La mosquée Abul Abbas al-Mursi vue depuis le café Sidi ©sgrandadam

 

Le café Farouk, institution hors d’âge qui a survécu à la pression immobilière des nouveaux investisseurs sur la corniche, aligne ses chaises bistrot et ses tables en bois. Des jeunes jouent aux dés, des copines bavardent. Un homme regarde du côté de l’île de Pharos, orpheline de son célèbre phare disparu depuis le Moyen-Âge. En lieu et place du phare se dresse depuis le XVe siècle une citadelle destinée à protéger la ville.


Nostalgie ambiante

Alexandrie, avec un peu plus de cinq millions d’habitants, est aujourd’hui une ville hétéroclite, où les projets successifs de modernisation, ces dernières décennies, n’ont pas toujours été applaudis, car ils ont notamment privé les Alexandrins de leurs quartiers anciens et d’un accès à la mer.

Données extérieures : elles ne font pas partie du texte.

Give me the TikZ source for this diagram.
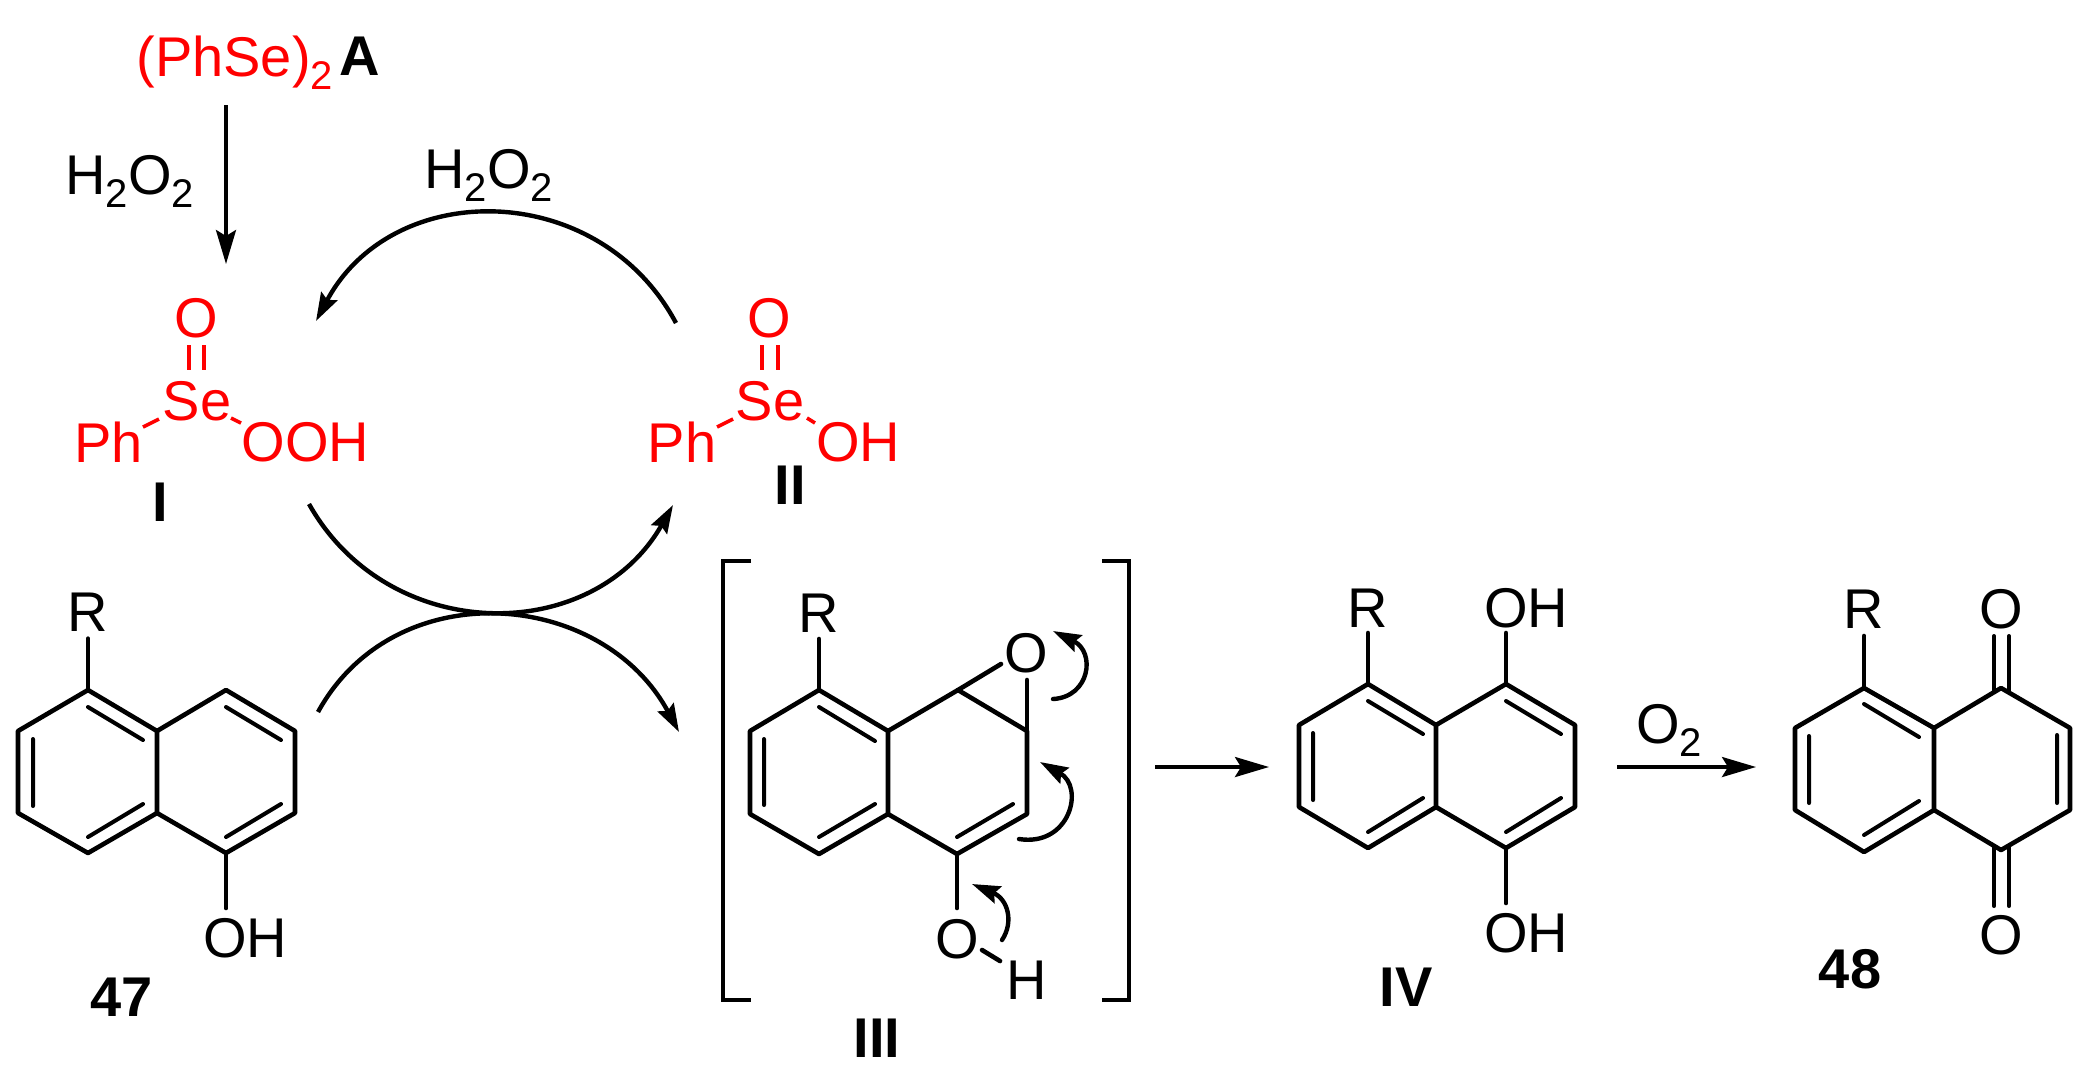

De surcroît, la crise économique ronge les porte-monnaie, et les fastes du passé se sont mués en une sorte de nostalgie ambiante.
 

Contemplation au café Farouk sur la corniche ©pfalcone 

 

Il n’empêche : entre mosquées, églises, ruelles décaties, tours modernes et vieux hôtels particuliers de style italien, français ou britannique délicieusement vintage, Alexandrie conserve ce petit “plus“ qui fait sa réputation, où la Méditerranée berce les rêves d’un ailleurs où l’on n’ira jamais, mais ce n’est pas grave.